— Begin —

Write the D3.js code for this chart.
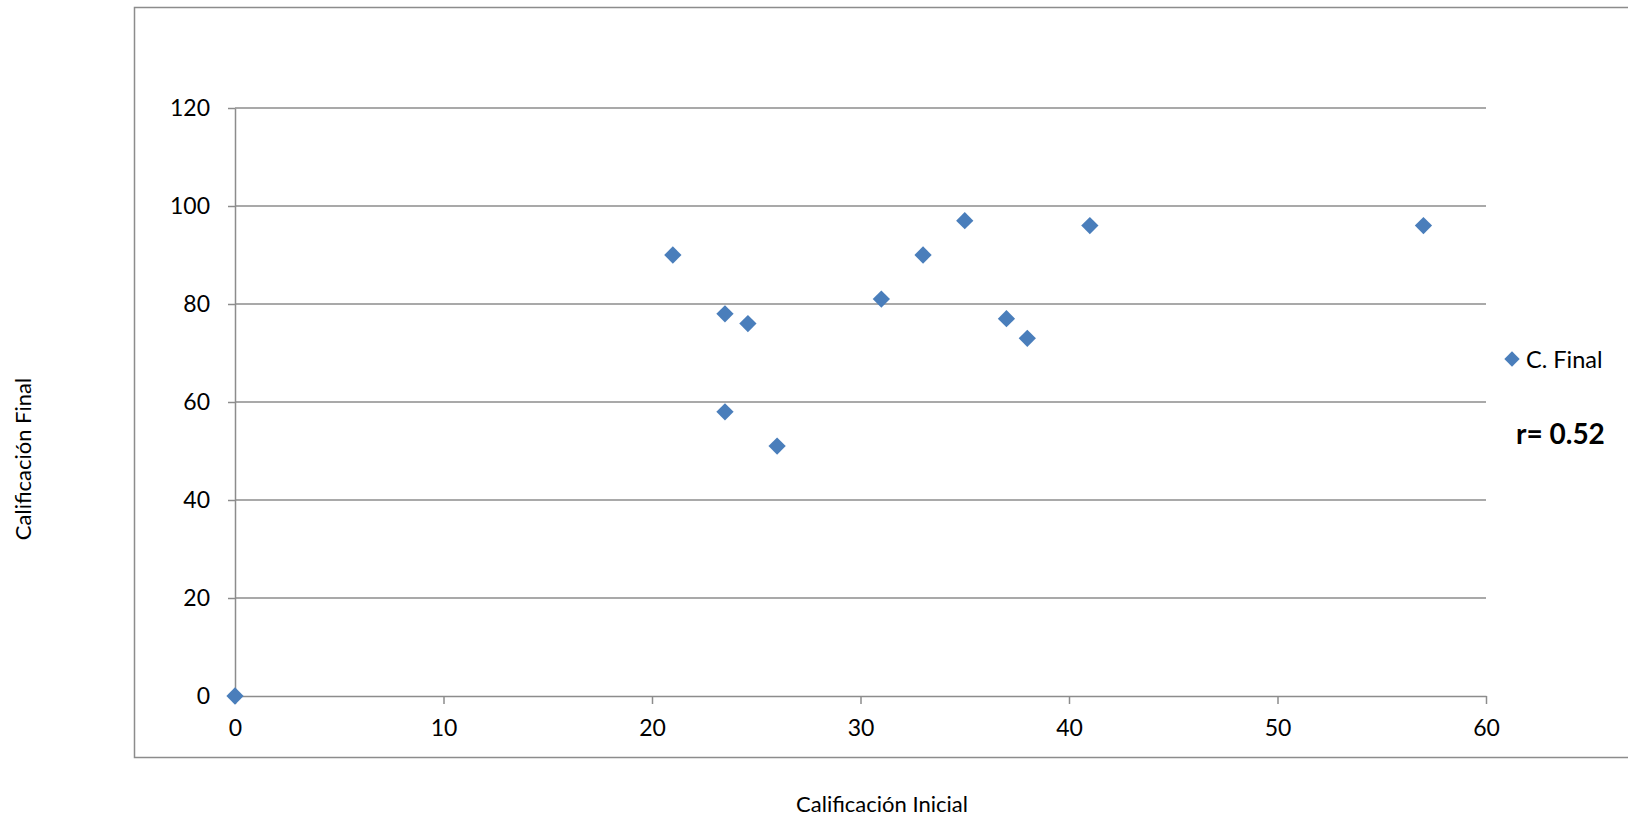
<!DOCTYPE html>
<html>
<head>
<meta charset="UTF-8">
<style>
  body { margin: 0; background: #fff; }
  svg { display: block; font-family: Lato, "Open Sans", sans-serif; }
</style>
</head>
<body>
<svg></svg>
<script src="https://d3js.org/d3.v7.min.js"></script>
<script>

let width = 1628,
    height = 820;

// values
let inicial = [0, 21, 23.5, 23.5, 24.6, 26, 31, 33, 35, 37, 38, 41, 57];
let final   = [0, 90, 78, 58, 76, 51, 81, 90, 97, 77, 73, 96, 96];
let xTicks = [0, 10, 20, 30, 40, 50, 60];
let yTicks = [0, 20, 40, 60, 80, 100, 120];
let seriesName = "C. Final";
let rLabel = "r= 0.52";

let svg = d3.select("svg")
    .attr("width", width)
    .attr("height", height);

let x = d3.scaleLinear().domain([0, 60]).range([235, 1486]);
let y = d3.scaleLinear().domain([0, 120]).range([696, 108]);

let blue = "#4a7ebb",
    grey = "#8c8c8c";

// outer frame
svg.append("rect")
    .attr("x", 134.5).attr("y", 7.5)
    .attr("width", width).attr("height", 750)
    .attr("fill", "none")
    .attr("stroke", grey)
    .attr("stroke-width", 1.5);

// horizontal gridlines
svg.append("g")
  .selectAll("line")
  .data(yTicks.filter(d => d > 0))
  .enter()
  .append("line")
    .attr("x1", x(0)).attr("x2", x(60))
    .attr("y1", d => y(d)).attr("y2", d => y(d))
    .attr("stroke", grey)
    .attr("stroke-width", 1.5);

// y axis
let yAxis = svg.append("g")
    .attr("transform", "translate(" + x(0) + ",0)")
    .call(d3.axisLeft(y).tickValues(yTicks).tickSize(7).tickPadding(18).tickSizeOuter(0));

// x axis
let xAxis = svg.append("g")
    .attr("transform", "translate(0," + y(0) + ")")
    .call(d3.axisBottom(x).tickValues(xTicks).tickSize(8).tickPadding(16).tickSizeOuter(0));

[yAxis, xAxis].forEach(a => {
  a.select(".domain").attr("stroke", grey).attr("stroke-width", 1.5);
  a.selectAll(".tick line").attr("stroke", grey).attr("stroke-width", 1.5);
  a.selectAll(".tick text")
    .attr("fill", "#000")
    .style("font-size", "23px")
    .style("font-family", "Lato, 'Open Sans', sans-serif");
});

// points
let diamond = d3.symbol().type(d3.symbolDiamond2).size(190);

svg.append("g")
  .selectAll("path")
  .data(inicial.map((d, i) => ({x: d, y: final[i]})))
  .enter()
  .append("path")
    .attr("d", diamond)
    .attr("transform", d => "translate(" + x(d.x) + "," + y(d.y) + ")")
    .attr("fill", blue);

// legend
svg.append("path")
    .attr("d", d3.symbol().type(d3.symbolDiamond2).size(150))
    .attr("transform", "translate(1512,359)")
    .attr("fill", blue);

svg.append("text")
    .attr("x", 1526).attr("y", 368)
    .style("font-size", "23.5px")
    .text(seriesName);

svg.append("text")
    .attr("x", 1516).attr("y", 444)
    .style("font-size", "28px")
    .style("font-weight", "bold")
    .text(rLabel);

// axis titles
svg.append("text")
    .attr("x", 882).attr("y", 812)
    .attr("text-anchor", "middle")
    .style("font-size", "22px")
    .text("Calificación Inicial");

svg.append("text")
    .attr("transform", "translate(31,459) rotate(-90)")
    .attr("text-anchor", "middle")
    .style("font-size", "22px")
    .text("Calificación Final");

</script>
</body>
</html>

— End —

Task instructions
Word for word, quote the full listing, omitting every picture.

Result
Write the D3.js code for this chart.
<!DOCTYPE html>
<html>
<head>
<meta charset="UTF-8">
<style>
  body { margin: 0; background: #fff; }
  svg { display: block; font-family: Lato, "Open Sans", sans-serif; }
</style>
</head>
<body>
<svg></svg>
<script src="https://d3js.org/d3.v7.min.js"></script>
<script>

let width = 1628,
    height = 820;

// values
let inicial = [0, 21, 23.5, 23.5, 24.6, 26, 31, 33, 35, 37, 38, 41, 57];
let final   = [0, 90, 78, 58, 76, 51, 81, 90, 97, 77, 73, 96, 96];
let xTicks = [0, 10, 20, 30, 40, 50, 60];
let yTicks = [0, 20, 40, 60, 80, 100, 120];
let seriesName = "C. Final";
let rLabel = "r= 0.52";

let svg = d3.select("svg")
    .attr("width", width)
    .attr("height", height);

let x = d3.scaleLinear().domain([0, 60]).range([235, 1486]);
let y = d3.scaleLinear().domain([0, 120]).range([696, 108]);

let blue = "#4a7ebb",
    grey = "#8c8c8c";

// outer frame
svg.append("rect")
    .attr("x", 134.5).attr("y", 7.5)
    .attr("width", width).attr("height", 750)
    .attr("fill", "none")
    .attr("stroke", grey)
    .attr("stroke-width", 1.5);

// horizontal gridlines
svg.append("g")
  .selectAll("line")
  .data(yTicks.filter(d => d > 0))
  .enter()
  .append("line")
    .attr("x1", x(0)).attr("x2", x(60))
    .attr("y1", d => y(d)).attr("y2", d => y(d))
    .attr("stroke", grey)
    .attr("stroke-width", 1.5);

// y axis
let yAxis = svg.append("g")
    .attr("transform", "translate(" + x(0) + ",0)")
    .call(d3.axisLeft(y).tickValues(yTicks).tickSize(7).tickPadding(18).tickSizeOuter(0));

// x axis
let xAxis = svg.append("g")
    .attr("transform", "translate(0," + y(0) + ")")
    .call(d3.axisBottom(x).tickValues(xTicks).tickSize(8).tickPadding(16).tickSizeOuter(0));

[yAxis, xAxis].forEach(a => {
  a.select(".domain").attr("stroke", grey).attr("stroke-width", 1.5);
  a.selectAll(".tick line").attr("stroke", grey).attr("stroke-width", 1.5);
  a.selectAll(".tick text")
    .attr("fill", "#000")
    .style("font-size", "23px")
    .style("font-family", "Lato, 'Open Sans', sans-serif");
});

// points
let diamond = d3.symbol().type(d3.symbolDiamond2).size(190);

svg.append("g")
  .selectAll("path")
  .data(inicial.map((d, i) => ({x: d, y: final[i]})))
  .enter()
  .append("path")
    .attr("d", diamond)
    .attr("transform", d => "translate(" + x(d.x) + "," + y(d.y) + ")")
    .attr("fill", blue);

// legend
svg.append("path")
    .attr("d", d3.symbol().type(d3.symbolDiamond2).size(150))
    .attr("transform", "translate(1512,359)")
    .attr("fill", blue);

svg.append("text")
    .attr("x", 1526).attr("y", 368)
    .style("font-size", "23.5px")
    .text(seriesName);

svg.append("text")
    .attr("x", 1516).attr("y", 444)
    .style("font-size", "28px")
    .style("font-weight", "bold")
    .text(rLabel);

// axis titles
svg.append("text")
    .attr("x", 882).attr("y", 812)
    .attr("text-anchor", "middle")
    .style("font-size", "22px")
    .text("Calificación Inicial");

svg.append("text")
    .attr("transform", "translate(31,459) rotate(-90)")
    .attr("text-anchor", "middle")
    .style("font-size", "22px")
    .text("Calificación Final");

</script>
</body>
</html>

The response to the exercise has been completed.